# Plunge Pattern Bits?



## Doctor Atomo (Feb 23, 2012)

I inherited some odd bits. I've been told they are plunge pattern bits. The point is used to plunge through the material, then follow a pattern on the smooth shank. Above? Below? Both?

I am just wondering if anyone has experience using these bits and could tell me the pros and cons 

The orange one is a 1/2" CMT carbide tipped bit, the small ones are 1/4" HSS.

I have heard they are used in the R.V. industry to cut windows holes etc. in the finished aluminum skinned, insulated panels...

I also have a regular 1/2" (bottom bearing?) pattern bit which I have used and the Robo-Sander pattern following sanding drum for the drill press which I have used to great effect!


----------



## bobj3 (Jan 17, 2006)

Hi Jubilee

It sounds like you know what the bits are for, the panel bits are used anytime you want to put in a window or door and they are very quick way of doing the job, the trim bit is just that.
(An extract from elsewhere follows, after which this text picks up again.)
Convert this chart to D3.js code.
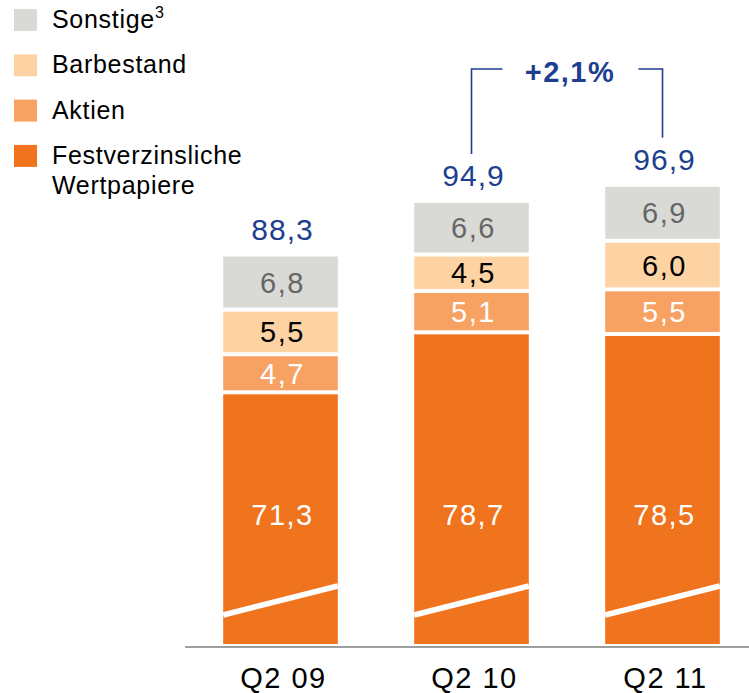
<!DOCTYPE html>
<html>
<head>
<meta charset="utf-8">
<script src="https://cdn.jsdelivr.net/npm/d3@7"></script>
<style>
  body { margin: 0; background: #fff; }
  svg { display: block; font-family: "Liberation Sans", Arial, sans-serif; }
</style>
</head>
<body>
<svg width="749" height="693"></svg>
<script>
// Data
const quarters = ["Q2 09", "Q2 10", "Q2 11"];
const festverzinsliche = [71.3, 78.7, 78.5];
const aktien = [4.7, 5.1, 5.5];
const barbestand = [5.5, 4.5, 6.0];
const sonstige = [6.8, 6.6, 6.9];

const seriesKeys = ["fest", "aktien", "bar", "sonst"];
const legendLabels = ["Sonstige", "Barbestand", "Aktien", "Festverzinsliche Wertpapiere"];
const colors = { fest: "#f0731e", aktien: "#f7a263", bar: "#fdd3a4", sonst: "#d9d9d6" };
const labelColors = { fest: "#ffffff", aktien: "#ffffff", bar: "#000000", sonst: "#666666" };
const blue = "#1e3f8f";

const fmt = (v) => d3.format(".1f")(v).replace(".", ",");

// table for d3.stack
const rows = quarters.map((q, i) => ({
  q: q,
  fest: festverzinsliche[i],
  aktien: aktien[i],
  bar: barbestand[i],
  sonst: sonstige[i],
}));
const stacked = d3.stack().keys(seriesKeys)(rows);

const svg = d3.select("svg");

const x = d3.scaleBand()
  .domain(quarters)
  .range([185, 758])
  .paddingInner(0.4)
  .paddingOuter(0.2);

// the bottom segment is cut (broken axis), so the scale starts above zero
const y = d3.scaleLinear().domain([40.5, 97]).range([644, 186]).clamp(true);

const gap = 4;

// bars
const layer = svg.append("g")
  .selectAll("g")
  .data(stacked)
  .join("g")
  .attr("fill", (d) => colors[d.key]);

layer.selectAll("rect")
  .data((d, i) => d.map((p) => ({ p: p, idx: i })))
  .join("rect")
  .attr("x", (d) => x(d.p.data.q))
  .attr("y", (d) => y(d.p[1]))
  .attr("width", x.bandwidth())
  .attr("height", (d) => y(d.p[0]) - y(d.p[1]) - (d.idx > 0 ? gap : 0));

// break marks in the bottom segment
svg.append("g")
  .selectAll("line")
  .data(quarters)
  .join("line")
  .attr("x1", (d) => x(d))
  .attr("x2", (d) => x(d) + x.bandwidth())
  .attr("y1", 615)
  .attr("y2", 586)
  .attr("stroke", "#fff")
  .attr("stroke-width", 5.6);

// segment labels
stacked.forEach((s, i) => {
  svg.append("g")
    .selectAll("text")
    .data(s)
    .join("text")
    .attr("x", (d) => x(d.data.q) + x.bandwidth() / 2 + 2)
    .attr("y", (d) => {
      if (i === 0) return 525;
      const top = y(d[1]);
      const bottom = y(d[0]) - gap;
      return (top + bottom) / 2 + 10.5;
    })
    .attr("text-anchor", "middle")
    .attr("font-size", 29)
    .attr("letter-spacing", 1.5)
    .attr("fill", labelColors[s.key])
    .text((d) => fmt(d.data[s.key]));
});

// totals
const totals = rows.map((r) => r.fest + r.aktien + r.bar + r.sonst);
svg.append("g")
  .selectAll("text")
  .data(quarters)
  .join("text")
  .attr("x", (d) => x(d) + x.bandwidth() / 2 + 2)
  .attr("y", (d, i) => y(totals[i]) - 17)
  .attr("text-anchor", "middle")
  .attr("font-size", 30)
  .attr("letter-spacing", 1)
  .attr("fill", blue)
  .text((d, i) => fmt(totals[i]));

// growth bracket between last two bars
const cx1 = x(quarters[1]) + x.bandwidth() / 2;
const cx2 = x(quarters[2]) + x.bandwidth() / 2;
const topY = 69;
const growth = (totals[2] / totals[1] - 1) * 100;

svg.append("path")
  .attr("d", "M" + cx1 + "," + (y(totals[1]) - 49) + "V" + topY + "H" + (cx1 + 31) +
    "M" + (cx2 - 24) + "," + topY + "H" + cx2 + "V" + (y(totals[2]) - 49))
  .attr("fill", "none")
  .attr("stroke", blue)
  .attr("stroke-width", 1.6);

svg.append("text")
  .attr("x", (cx1 + cx2) / 2 + 3)
  .attr("y", 82)
  .attr("text-anchor", "middle")
  .attr("font-size", 29)
  .attr("font-weight", "bold")
  .attr("letter-spacing", 1.5)
  .attr("fill", blue)
  .text("+" + fmt(growth) + "%");

// x axis
const xAxis = svg.append("g")
  .attr("transform", "translate(0,647)")
  .call(d3.axisBottom(x).tickSize(0).tickPadding(20));
xAxis.select(".domain").remove();
xAxis.selectAll("text")
  .attr("font-size", 29)
  .attr("font-family", "Liberation Sans, Arial, sans-serif")
  .attr("letter-spacing", 1.5)
  .attr("fill", "#000")
  .attr("dx", 3);
svg.append("line")
  .attr("x1", 185)
  .attr("x2", 749)
  .attr("y1", 647)
  .attr("y2", 647)
  .attr("stroke", "#7f7f7f")
  .attr("stroke-width", 1.6);

// legend
const legendKeys = ["sonst", "bar", "aktien", "fest"];
const legend = svg.append("g")
  .selectAll("g")
  .data(legendKeys)
  .join("g")
  .attr("transform", (d, i) => "translate(14," + (9 + i * 45.3) + ")");

legend.append("rect")
  .attr("width", 23)
  .attr("height", 22)
  .attr("fill", (d) => colors[d]);

legend.each(function (d, i) {
  const t = d3.select(this).append("text")
    .attr("x", 38)
    .attr("y", 19)
    .attr("font-size", 25)
    .attr("letter-spacing", 0.7)
    .attr("fill", "#000");
  if (i === 0) {
    t.append("tspan").text(legendLabels[0]);
    t.append("tspan").attr("font-size", 16).attr("dy", -10).text("3");
  } else if (i === 3) {
    const words = legendLabels[3].split(" ");
    t.append("tspan").attr("x", 38).text(words[0]);
    t.append("tspan").attr("x", 38).attr("dy", 30).text(words[1]);
  } else {
    t.text(legendLabels[i]);
  }
});
</script>
</body>
</html>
On the panel bits you would just use the top of the bit not the shank of the bit.,they can also be used with templates..without the need for a brass/steel guide or bearing on the bit.

======


Doctor Atomo said:


> I inherited some odd bits. I've been told they are plunge pattern bits. The point is used to plunge through the material, then follow a pattern on the smooth shank. Above? Below? Both?
> 
> I am just wondering if anyone has experience using these bits and could tell me the pros and cons
> 
> ...


----------



## Doctor Atomo (Feb 23, 2012)

Ok, I guess I'll try it. 
I am planning on cutting some windows in a play house I built soon. I guess I'll use a router instead of a jigsaw... I guess for templates I can just tack some straight, smooth strips...
Don't know if it'll be any easier but it'll help keep me from cutting outside the lines and it will be a fun experiment. I would rather use my Colt, but I suppose the carbide cutter will hold up to the 1/2" CDX better 

Looking closer it seems self evident the bit rides on the flush part just beyond the point, correct?


----------



## bobj3 (Jan 17, 2006)

Yep you got it 


===



Doctor Atomo said:


> Ok, I guess I'll try it.
> I am planning on cutting some windows in a play house I built soon. I guess I'll use a router instead of a jigsaw... I guess for templates I can just tack some straight, smooth strips...
> Don't know if it'll be any easier but it'll help keep me from cutting outside the lines and it will be a fun experiment. I would rather use my Colt, but I suppose the carbide cutter will hold up to the 1/2" CDX better
> 
> Looking closer it seems self evident the bit rides on the flush part just beyond the point, correct?


----------



## mstraw0001 (Apr 3, 2012)

good tip. thanks


----------